BIG PROBLEM: Last week (after maybe only a month or so of not being used) I decided it was time to do all of the carpets. I started with the rinse and couldn't believe how much soap (and dirt) was being sucked up. I figured it was just residual soap. I kept going over the spot without spraying to try to get some of the moisture out. That's when I noticed something spraying on my ankle. I looked and for some reason, water was spraying out from beneath the shampoo container. I stopped, checked to make sure the gaskets were in place and the lids were screwed on tight, didn't make a difference. I left the unit sitting for a few moments while I emptied the dirty water and rinsed the container out and the carpet beneath the unit was completely SATURATED (took several towels and two days with a fan blowing on the spot to dry it).

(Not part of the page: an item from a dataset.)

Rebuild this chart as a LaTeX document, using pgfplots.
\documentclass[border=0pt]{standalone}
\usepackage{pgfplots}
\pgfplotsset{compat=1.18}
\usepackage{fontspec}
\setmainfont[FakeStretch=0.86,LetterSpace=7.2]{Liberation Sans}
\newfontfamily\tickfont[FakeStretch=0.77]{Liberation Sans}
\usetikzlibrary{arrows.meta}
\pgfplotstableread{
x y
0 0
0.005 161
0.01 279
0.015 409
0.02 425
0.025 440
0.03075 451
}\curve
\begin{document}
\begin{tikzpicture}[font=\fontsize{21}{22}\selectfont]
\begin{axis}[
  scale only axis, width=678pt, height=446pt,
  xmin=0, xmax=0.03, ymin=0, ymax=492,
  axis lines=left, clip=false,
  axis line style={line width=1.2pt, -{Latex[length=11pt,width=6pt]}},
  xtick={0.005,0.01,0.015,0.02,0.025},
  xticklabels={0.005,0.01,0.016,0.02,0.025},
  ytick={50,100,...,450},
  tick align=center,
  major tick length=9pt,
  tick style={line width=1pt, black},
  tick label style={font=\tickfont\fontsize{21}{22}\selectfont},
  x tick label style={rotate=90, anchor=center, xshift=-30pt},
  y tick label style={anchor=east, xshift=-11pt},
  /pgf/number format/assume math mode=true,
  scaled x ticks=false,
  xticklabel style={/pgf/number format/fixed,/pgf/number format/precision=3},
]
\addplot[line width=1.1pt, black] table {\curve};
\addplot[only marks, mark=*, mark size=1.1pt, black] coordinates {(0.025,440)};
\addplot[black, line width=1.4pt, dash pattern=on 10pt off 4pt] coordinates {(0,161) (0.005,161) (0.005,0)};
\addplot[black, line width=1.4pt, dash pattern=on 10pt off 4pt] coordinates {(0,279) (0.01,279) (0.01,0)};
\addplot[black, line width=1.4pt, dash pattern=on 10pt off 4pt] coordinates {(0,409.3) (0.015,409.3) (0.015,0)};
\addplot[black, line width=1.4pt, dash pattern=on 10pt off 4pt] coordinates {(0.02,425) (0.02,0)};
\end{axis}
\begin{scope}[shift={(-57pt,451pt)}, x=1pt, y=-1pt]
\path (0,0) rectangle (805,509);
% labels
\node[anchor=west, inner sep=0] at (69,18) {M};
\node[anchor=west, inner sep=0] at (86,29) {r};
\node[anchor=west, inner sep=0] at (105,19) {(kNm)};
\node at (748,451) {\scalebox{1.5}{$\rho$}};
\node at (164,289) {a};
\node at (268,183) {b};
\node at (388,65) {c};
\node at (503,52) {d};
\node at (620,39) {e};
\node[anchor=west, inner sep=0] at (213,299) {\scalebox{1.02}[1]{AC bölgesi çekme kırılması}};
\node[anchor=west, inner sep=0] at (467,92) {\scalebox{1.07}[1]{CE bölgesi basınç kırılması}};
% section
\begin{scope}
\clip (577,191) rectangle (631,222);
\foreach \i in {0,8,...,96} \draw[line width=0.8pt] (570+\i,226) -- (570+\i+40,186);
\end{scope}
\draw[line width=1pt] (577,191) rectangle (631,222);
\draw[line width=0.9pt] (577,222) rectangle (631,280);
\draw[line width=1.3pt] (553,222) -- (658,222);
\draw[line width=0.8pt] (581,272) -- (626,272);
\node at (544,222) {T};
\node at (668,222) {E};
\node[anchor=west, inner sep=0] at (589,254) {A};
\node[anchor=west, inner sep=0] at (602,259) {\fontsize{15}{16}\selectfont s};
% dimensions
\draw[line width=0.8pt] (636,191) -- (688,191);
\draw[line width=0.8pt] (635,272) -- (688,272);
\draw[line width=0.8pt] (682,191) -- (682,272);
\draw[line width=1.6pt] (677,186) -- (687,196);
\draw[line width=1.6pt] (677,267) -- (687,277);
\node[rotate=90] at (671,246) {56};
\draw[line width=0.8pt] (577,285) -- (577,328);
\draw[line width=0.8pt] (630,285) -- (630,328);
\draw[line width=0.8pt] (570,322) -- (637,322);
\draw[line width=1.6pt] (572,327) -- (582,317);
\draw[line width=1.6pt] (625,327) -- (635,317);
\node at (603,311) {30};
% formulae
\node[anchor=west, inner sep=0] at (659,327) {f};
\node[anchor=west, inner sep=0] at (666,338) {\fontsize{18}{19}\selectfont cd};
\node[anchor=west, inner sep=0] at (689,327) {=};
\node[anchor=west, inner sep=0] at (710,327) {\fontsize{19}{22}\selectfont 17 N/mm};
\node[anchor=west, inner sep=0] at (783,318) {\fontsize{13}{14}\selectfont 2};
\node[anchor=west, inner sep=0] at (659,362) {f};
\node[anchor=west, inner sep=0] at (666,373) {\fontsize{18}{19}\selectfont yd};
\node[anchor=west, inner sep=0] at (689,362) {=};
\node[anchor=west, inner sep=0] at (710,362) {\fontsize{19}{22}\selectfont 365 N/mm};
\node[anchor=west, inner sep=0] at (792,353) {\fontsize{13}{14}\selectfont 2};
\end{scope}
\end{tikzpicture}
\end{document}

There's a MAJOR leak somewhere in the machine out of the blue. This has never been dropped, bumped or mishandled in anyway. I'm quite disappointed that it seems to have fallen apart in little over a year. NOT an investment I'd planned to do yearly when we purchased this.
DISCOVERED THE SOURCE OF THE LEAK: They're skimping on the quality of the plastic for crying out loud (I'm sorry, but so many good companies like Hoover looked overseas to save costs and threw their reputation down the drain with it)! Well, I figured it was just one of the rubber gaskets that had dried up, went to fill it and search for the leak. Sure enough, it was the NEW water reservoir tank, water was spraying out of it. I turned it upside down in the sink to see if the gasket was twisted and just as I was feeling around the gasket, the "hard" plastic hole it fit into just crumbled into pieces! This ISN'T a spot that gets constant wear, I'd already shrugged off the lever holding the tank simply snapping off when I pushed it into position, but this was over the top. Companies need to wake up and realize they're getting what they pay for, and to try to push that junk onto their customers as the "same" and only a move to reduce retail price is shameful.